> [What the exercise asks] Give back, exactly as written, the lines from the beginning of the listing through the one that contains "W = 'heavy'".

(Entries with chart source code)
◆ ◆ ◆ ◆

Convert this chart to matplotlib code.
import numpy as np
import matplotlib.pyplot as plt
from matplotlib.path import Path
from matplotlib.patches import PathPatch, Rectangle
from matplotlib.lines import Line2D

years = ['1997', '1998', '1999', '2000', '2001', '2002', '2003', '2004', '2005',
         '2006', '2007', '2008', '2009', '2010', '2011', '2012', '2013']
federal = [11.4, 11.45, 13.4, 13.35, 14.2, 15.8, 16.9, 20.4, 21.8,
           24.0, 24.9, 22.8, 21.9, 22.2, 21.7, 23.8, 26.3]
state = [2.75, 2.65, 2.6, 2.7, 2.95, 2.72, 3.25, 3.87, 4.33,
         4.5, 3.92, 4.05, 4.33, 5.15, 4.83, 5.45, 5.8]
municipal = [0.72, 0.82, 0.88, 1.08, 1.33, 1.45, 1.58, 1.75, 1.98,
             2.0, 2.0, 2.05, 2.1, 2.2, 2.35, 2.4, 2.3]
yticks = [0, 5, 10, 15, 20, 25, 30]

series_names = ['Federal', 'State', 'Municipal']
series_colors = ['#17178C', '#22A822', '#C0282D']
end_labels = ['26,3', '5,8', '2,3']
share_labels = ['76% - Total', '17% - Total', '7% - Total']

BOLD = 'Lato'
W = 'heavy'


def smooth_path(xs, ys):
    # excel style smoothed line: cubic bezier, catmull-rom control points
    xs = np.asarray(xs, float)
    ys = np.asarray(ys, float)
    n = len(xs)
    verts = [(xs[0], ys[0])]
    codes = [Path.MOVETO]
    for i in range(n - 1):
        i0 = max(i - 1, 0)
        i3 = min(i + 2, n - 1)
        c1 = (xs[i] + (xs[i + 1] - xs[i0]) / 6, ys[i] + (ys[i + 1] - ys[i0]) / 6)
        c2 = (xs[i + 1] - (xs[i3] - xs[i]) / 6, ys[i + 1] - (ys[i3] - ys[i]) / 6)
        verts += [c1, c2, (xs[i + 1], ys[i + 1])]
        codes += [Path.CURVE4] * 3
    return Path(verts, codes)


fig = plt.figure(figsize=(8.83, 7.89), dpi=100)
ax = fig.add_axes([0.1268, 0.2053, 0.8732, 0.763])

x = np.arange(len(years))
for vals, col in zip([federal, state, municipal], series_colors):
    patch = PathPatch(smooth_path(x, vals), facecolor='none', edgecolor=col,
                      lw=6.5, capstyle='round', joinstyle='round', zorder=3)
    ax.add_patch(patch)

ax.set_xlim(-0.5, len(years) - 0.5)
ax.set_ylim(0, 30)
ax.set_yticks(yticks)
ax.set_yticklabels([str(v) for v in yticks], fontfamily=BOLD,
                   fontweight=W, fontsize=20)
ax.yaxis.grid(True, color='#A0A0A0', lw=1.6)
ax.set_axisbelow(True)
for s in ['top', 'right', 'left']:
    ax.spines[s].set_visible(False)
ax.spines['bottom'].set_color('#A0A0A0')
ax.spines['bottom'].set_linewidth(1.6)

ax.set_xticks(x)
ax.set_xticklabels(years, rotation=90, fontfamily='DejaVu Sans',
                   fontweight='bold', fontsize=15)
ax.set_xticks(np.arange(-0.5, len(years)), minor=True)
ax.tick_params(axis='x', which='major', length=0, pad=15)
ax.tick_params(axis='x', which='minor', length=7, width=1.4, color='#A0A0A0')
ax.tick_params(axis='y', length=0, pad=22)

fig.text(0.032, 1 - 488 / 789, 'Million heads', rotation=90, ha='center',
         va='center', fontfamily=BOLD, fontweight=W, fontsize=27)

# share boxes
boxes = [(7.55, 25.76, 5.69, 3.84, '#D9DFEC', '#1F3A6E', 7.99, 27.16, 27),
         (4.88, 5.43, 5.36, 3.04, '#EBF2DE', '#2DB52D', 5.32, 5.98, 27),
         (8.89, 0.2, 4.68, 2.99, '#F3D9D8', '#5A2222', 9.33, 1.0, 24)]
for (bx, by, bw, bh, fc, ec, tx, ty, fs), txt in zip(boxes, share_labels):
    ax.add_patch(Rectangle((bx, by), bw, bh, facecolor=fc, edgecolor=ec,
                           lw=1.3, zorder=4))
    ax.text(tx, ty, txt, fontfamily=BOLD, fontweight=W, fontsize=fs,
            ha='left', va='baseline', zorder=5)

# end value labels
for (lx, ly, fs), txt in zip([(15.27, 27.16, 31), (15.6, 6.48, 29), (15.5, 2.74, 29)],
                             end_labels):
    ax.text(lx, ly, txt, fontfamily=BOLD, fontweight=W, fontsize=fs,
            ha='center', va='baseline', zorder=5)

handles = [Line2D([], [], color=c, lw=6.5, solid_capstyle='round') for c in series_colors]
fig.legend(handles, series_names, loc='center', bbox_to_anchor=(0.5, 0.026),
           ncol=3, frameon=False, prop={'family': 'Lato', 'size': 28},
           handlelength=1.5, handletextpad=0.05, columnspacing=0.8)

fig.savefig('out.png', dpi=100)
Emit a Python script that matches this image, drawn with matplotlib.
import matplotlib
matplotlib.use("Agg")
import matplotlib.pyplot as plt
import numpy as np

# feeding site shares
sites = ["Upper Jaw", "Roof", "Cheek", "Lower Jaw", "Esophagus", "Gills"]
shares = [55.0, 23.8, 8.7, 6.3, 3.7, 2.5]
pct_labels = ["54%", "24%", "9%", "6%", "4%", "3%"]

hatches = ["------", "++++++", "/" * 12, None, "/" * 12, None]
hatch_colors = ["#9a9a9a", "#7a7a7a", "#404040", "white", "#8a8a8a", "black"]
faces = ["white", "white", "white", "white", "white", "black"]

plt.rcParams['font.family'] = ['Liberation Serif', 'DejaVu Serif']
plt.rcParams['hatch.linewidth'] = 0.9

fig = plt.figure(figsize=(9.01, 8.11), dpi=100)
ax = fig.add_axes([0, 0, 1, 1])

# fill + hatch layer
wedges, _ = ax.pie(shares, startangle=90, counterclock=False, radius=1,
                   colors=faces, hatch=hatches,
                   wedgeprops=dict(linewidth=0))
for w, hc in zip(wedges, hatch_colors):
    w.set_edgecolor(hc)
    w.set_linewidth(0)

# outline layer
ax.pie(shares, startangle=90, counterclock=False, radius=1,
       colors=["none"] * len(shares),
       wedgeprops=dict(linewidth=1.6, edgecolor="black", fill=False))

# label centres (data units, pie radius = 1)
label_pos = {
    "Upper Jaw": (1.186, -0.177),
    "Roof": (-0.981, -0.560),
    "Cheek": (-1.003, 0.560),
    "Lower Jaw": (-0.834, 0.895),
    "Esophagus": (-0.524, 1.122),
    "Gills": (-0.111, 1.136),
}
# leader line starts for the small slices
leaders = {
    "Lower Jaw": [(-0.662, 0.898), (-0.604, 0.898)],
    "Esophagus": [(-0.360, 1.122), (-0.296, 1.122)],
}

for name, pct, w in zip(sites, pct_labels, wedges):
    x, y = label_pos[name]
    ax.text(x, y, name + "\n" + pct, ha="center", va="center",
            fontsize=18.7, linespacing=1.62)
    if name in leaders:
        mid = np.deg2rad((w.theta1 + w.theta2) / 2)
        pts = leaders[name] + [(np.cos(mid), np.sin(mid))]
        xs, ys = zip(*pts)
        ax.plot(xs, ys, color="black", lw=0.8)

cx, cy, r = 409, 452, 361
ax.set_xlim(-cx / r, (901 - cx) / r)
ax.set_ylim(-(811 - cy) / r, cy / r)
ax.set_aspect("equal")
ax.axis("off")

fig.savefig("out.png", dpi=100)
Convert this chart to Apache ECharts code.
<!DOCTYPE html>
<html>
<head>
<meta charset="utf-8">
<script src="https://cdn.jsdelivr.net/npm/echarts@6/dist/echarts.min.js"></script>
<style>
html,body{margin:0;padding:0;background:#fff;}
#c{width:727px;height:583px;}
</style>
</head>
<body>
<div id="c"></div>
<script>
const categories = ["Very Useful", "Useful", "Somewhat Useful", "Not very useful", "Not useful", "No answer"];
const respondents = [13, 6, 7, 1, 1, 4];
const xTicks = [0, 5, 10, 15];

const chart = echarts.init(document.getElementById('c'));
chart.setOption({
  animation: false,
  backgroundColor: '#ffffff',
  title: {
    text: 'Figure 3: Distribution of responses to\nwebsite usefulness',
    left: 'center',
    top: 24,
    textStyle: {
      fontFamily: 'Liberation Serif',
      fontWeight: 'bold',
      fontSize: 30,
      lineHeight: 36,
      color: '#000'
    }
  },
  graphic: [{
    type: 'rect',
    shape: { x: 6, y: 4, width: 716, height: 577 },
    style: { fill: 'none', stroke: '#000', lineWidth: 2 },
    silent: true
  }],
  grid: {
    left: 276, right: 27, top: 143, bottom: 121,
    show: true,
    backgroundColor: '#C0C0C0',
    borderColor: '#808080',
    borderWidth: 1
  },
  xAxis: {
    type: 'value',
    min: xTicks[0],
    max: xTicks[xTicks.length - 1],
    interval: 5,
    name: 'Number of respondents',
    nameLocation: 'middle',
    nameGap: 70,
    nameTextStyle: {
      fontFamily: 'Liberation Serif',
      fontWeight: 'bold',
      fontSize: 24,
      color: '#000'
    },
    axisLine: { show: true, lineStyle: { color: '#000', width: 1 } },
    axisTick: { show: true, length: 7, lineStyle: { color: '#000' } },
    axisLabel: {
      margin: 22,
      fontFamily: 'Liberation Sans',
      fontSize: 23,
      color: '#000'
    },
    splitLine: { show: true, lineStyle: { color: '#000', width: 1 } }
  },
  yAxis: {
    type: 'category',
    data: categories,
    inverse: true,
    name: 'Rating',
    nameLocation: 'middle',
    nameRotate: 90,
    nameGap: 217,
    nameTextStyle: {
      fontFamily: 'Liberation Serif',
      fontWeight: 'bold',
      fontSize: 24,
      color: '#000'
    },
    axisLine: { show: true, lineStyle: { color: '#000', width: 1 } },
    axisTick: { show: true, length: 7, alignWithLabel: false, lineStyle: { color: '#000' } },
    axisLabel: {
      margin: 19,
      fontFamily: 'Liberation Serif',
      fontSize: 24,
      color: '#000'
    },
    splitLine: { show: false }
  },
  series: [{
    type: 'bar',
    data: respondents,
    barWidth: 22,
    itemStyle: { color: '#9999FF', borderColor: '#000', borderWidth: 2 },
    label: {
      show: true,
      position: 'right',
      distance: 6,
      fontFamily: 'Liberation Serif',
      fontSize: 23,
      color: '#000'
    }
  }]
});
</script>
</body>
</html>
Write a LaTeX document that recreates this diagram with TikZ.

◆ ◆ ◆ ◆

> [The answer]
Convert this chart to matplotlib code.
import numpy as np
import matplotlib.pyplot as plt
from matplotlib.path import Path
from matplotlib.patches import PathPatch, Rectangle
from matplotlib.lines import Line2D

years = ['1997', '1998', '1999', '2000', '2001', '2002', '2003', '2004', '2005',
         '2006', '2007', '2008', '2009', '2010', '2011', '2012', '2013']
federal = [11.4, 11.45, 13.4, 13.35, 14.2, 15.8, 16.9, 20.4, 21.8,
           24.0, 24.9, 22.8, 21.9, 22.2, 21.7, 23.8, 26.3]
state = [2.75, 2.65, 2.6, 2.7, 2.95, 2.72, 3.25, 3.87, 4.33,
         4.5, 3.92, 4.05, 4.33, 5.15, 4.83, 5.45, 5.8]
municipal = [0.72, 0.82, 0.88, 1.08, 1.33, 1.45, 1.58, 1.75, 1.98,
             2.0, 2.0, 2.05, 2.1, 2.2, 2.35, 2.4, 2.3]
yticks = [0, 5, 10, 15, 20, 25, 30]

series_names = ['Federal', 'State', 'Municipal']
series_colors = ['#17178C', '#22A822', '#C0282D']
end_labels = ['26,3', '5,8', '2,3']
share_labels = ['76% - Total', '17% - Total', '7% - Total']

BOLD = 'Lato'
W = 'heavy'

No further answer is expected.